→ SET TASK
Leave out the pictures, then reproduce the rest of the material exactly.

--- START DATASET SECTION ---

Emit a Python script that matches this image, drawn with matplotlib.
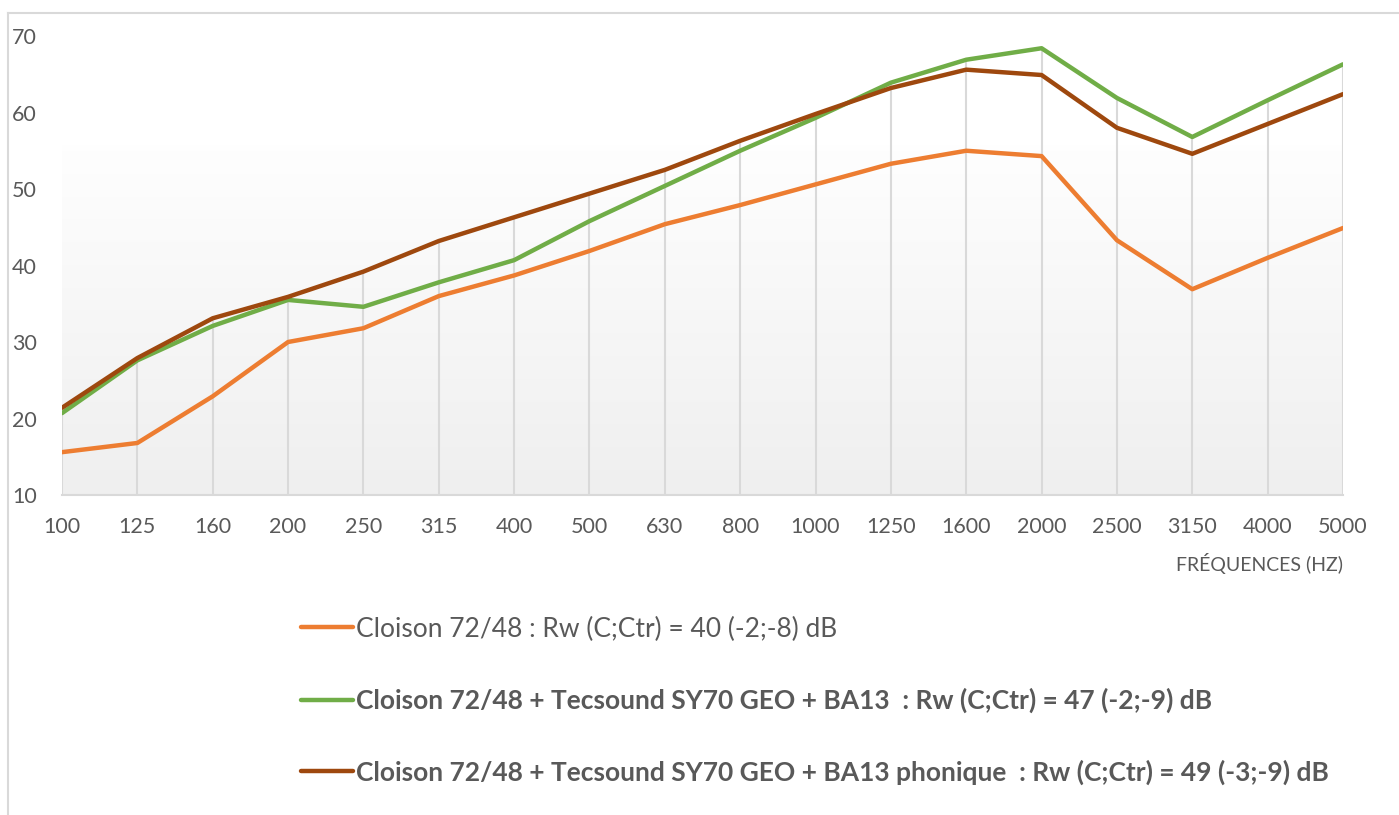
import numpy as np
import matplotlib
matplotlib.use("Agg")
import matplotlib.pyplot as plt
from matplotlib.lines import Line2D

categories = ["100", "125", "160", "200", "250", "315", "400", "500", "630", "800",
              "1000", "1250", "1600", "2000", "2500", "3150", "4000", "5000"]
cloison = [15.6, 16.8, 22.9, 30.0, 31.8, 36.0, 38.7, 41.9, 45.4, 47.9,
           50.6, 53.3, 55.0, 54.3, 43.3, 36.9, 41.0, 44.9]
sy70_ba13 = [20.7, 27.6, 32.1, 35.5, 34.6, 37.8, 40.7, 45.8, 50.4, 55.0,
             59.3, 63.9, 66.9, 68.4, 61.9, 56.8, 61.6, 66.3]
sy70_phonique = [21.4, 27.9, 33.1, 35.9, 39.2, 43.2, 46.3, 49.4, 52.5, 56.3,
                 59.8, 63.2, 65.6, 64.9, 58.0, 54.6, 58.5, 62.4]
labels = ["Cloison 72/48 : Rw (C;Ctr) = 40 (-2;-8) dB",
          "Cloison 72/48 + Tecsound SY70 GEO + BA13  : Rw (C;Ctr) = 47 (-2;-9) dB",
          "Cloison 72/48 + Tecsound SY70 GEO + BA13 phonique  : Rw (C;Ctr) = 49 (-3;-9) dB"]
colors = ["#ED7D31", "#70AD47", "#9E480E"]
yticks = [10, 20, 30, 40, 50, 60, 70]

plt.rcParams['font.family'] = ['Lato', 'DejaVu Sans']
text_color = "#595959"

fig = plt.figure(figsize=(13.99, 8.15), dpi=100)
ax = fig.add_axes([62/1399, 1-495/815, (1343-62)/1399, (495-36)/815])

x = np.arange(len(categories))
ax.set_xlim(0, len(categories)-1)
ax.set_ylim(10, 70)

# gradient plot-area fill
grad = np.linspace(0, 1, 256).reshape(-1, 1)
top = np.array([0.997, 0.997, 0.997])
bot = np.array([0.937, 0.937, 0.937])
img = top + (bot - top) * grad
img = np.repeat(img[:, None, :], 2, axis=1).reshape(256, 2, 3)
ax.imshow(img, extent=[0, len(categories)-1, 10, 55.7], aspect='auto', zorder=0)

# drop lines from the highest series point
series = [cloison, sy70_ba13, sy70_phonique]
tops = np.max(np.array(series), axis=0)
ax.vlines(x, 10, tops, colors="#d9d9d9", linewidth=1.5, zorder=1)

handles = []
for s, c, lab in zip(series, colors, labels):
    h, = ax.plot(x, s, color=c, linewidth=3.2, label=lab, zorder=3,
                 solid_joinstyle='round', solid_capstyle='round')
    handles.append(h)

for sp in ["top", "right", "left"]:
    ax.spines[sp].set_visible(False)
ax.spines["bottom"].set_color("#d9d9d9")
ax.spines["bottom"].set_linewidth(1.5)

ax.set_xticks(x)
ax.set_xticklabels(categories)
ax.set_yticks(yticks)
ax.tick_params(axis='both', length=0, labelsize=15.5, colors=text_color)
ax.tick_params(axis='x', pad=16)
ax.tick_params(axis='y', pad=18)
ax.set_xlabel("FRÉQUENCES (HZ)", loc='right', fontsize=14, color=text_color, labelpad=11)

leg = fig.legend(handles=handles, labels=labels, loc='upper left',
                 bbox_to_anchor=(290/1399, 1-606/815), frameon=False,
                 fontsize=19.0, labelspacing=1.75, handlelength=2.0,
                 handletextpad=0.12, borderaxespad=0)
for i, t in enumerate(leg.get_texts()):
    t.set_color(text_color)
    if i > 0:
        t.set_fontweight('bold')

# outer chart border (top and left visible)
fig.add_artist(Line2D([8/1399, 1], [1-13/815, 1-13/815], color="#d9d9d9", linewidth=1.5))
fig.add_artist(Line2D([8/1399, 8/1399], [0, 1-13/815], color="#d9d9d9", linewidth=1.5))

fig.savefig("out.png", dpi=100, facecolor="white")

--- END DATASET SECTION ---

→ WRITTEN RESPONSE
Emit a Python script that matches this image, drawn with matplotlib.
import numpy as np
import matplotlib
matplotlib.use("Agg")
import matplotlib.pyplot as plt
from matplotlib.lines import Line2D

categories = ["100", "125", "160", "200", "250", "315", "400", "500", "630", "800",
              "1000", "1250", "1600", "2000", "2500", "3150", "4000", "5000"]
cloison = [15.6, 16.8, 22.9, 30.0, 31.8, 36.0, 38.7, 41.9, 45.4, 47.9,
           50.6, 53.3, 55.0, 54.3, 43.3, 36.9, 41.0, 44.9]
sy70_ba13 = [20.7, 27.6, 32.1, 35.5, 34.6, 37.8, 40.7, 45.8, 50.4, 55.0,
             59.3, 63.9, 66.9, 68.4, 61.9, 56.8, 61.6, 66.3]
sy70_phonique = [21.4, 27.9, 33.1, 35.9, 39.2, 43.2, 46.3, 49.4, 52.5, 56.3,
                 59.8, 63.2, 65.6, 64.9, 58.0, 54.6, 58.5, 62.4]
labels = ["Cloison 72/48 : Rw (C;Ctr) = 40 (-2;-8) dB",
          "Cloison 72/48 + Tecsound SY70 GEO + BA13  : Rw (C;Ctr) = 47 (-2;-9) dB",
          "Cloison 72/48 + Tecsound SY70 GEO + BA13 phonique  : Rw (C;Ctr) = 49 (-3;-9) dB"]
colors = ["#ED7D31", "#70AD47", "#9E480E"]
yticks = [10, 20, 30, 40, 50, 60, 70]

plt.rcParams['font.family'] = ['Lato', 'DejaVu Sans']
text_color = "#595959"

fig = plt.figure(figsize=(13.99, 8.15), dpi=100)
ax = fig.add_axes([62/1399, 1-495/815, (1343-62)/1399, (495-36)/815])

x = np.arange(len(categories))
ax.set_xlim(0, len(categories)-1)
ax.set_ylim(10, 70)

# gradient plot-area fill
grad = np.linspace(0, 1, 256).reshape(-1, 1)
top = np.array([0.997, 0.997, 0.997])
bot = np.array([0.937, 0.937, 0.937])
img = top + (bot - top) * grad
img = np.repeat(img[:, None, :], 2, axis=1).reshape(256, 2, 3)
ax.imshow(img, extent=[0, len(categories)-1, 10, 55.7], aspect='auto', zorder=0)

# drop lines from the highest series point
series = [cloison, sy70_ba13, sy70_phonique]
tops = np.max(np.array(series), axis=0)
ax.vlines(x, 10, tops, colors="#d9d9d9", linewidth=1.5, zorder=1)

handles = []
for s, c, lab in zip(series, colors, labels):
    h, = ax.plot(x, s, color=c, linewidth=3.2, label=lab, zorder=3,
                 solid_joinstyle='round', solid_capstyle='round')
    handles.append(h)

for sp in ["top", "right", "left"]:
    ax.spines[sp].set_visible(False)
ax.spines["bottom"].set_color("#d9d9d9")
ax.spines["bottom"].set_linewidth(1.5)

ax.set_xticks(x)
ax.set_xticklabels(categories)
ax.set_yticks(yticks)
ax.tick_params(axis='both', length=0, labelsize=15.5, colors=text_color)
ax.tick_params(axis='x', pad=16)
ax.tick_params(axis='y', pad=18)
ax.set_xlabel("FRÉQUENCES (HZ)", loc='right', fontsize=14, color=text_color, labelpad=11)

leg = fig.legend(handles=handles, labels=labels, loc='upper left',
                 bbox_to_anchor=(290/1399, 1-606/815), frameon=False,
                 fontsize=19.0, labelspacing=1.75, handlelength=2.0,
                 handletextpad=0.12, borderaxespad=0)
for i, t in enumerate(leg.get_texts()):
    t.set_color(text_color)
    if i > 0:
        t.set_fontweight('bold')

# outer chart border (top and left visible)
fig.add_artist(Line2D([8/1399, 1], [1-13/815, 1-13/815], color="#d9d9d9", linewidth=1.5))
fig.add_artist(Line2D([8/1399, 8/1399], [0, 1-13/815], color="#d9d9d9", linewidth=1.5))

fig.savefig("out.png", dpi=100, facecolor="white")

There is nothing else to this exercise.